As above, try violating some of the rules:

  • Using a or b after calling mv_immutable or mv_mutable will break compilation, as they’ve been destroyed.
  • If d is not declared mut, it will be impossible to call d.ref_mutable().

Alright! We’ve seen ownership, references, mutability, moving, and copying. Play around with the examples on the playground to see how and why compilation breaks, and especially take note of how awesome rustc is in telling you exactly why things don’t work.

Conclusion

I was originally planning on cramming a lot more into this post, but I decided to split things up because there’s a LOT of ground to cover.

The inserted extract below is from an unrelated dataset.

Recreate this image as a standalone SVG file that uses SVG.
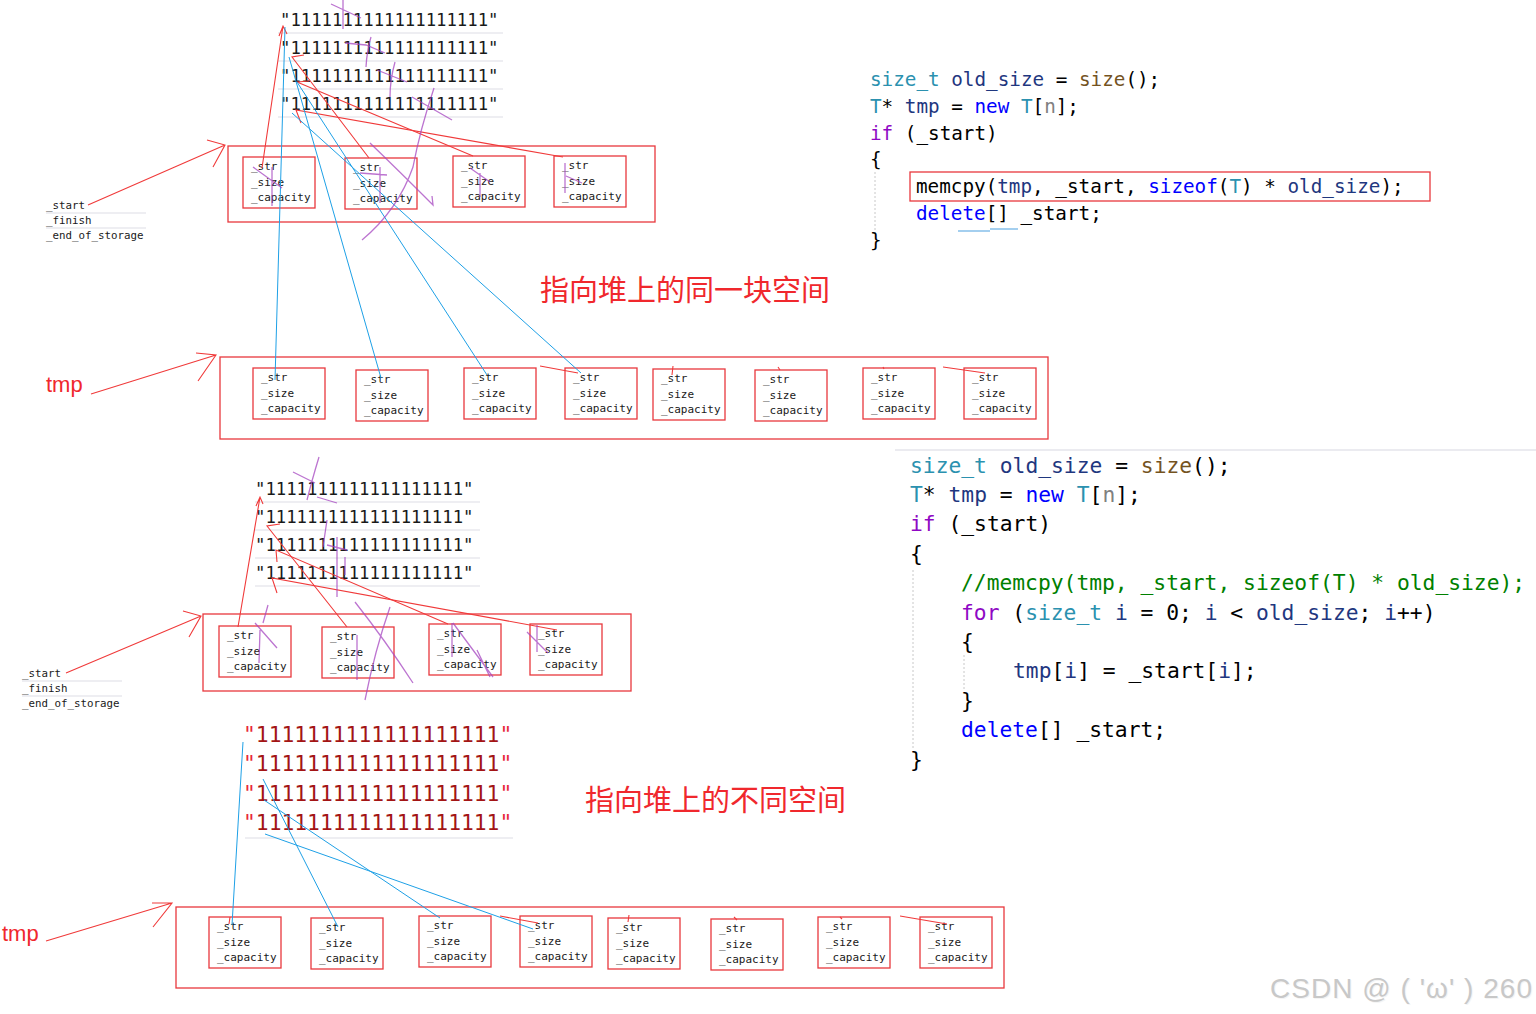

In summary, here’s what you need to know:

  • A value can (usually) only have one owner, not zero, and not more than one.
  • Variable bindings are either mutable or immutable.
  • Moving a value to another owner destroys the original owner.
  • Moving a value to another owner destroys all previous references to that value.
  • If a type is std::marker::Copy, its value is copied in what would normally be a move.
  • A reference, or a “borrow,” of a value can be mutable or immutable.
  • There can either be exactly one mutable reference to a value or many immutable references. Never both at the same time.
  • A reference to a value can not outlive the value that it refers to: Rust will not allow you to do this.

Next in the series, I will cover lifetimes, sized and unsized types, and thread safety with Send and Sync.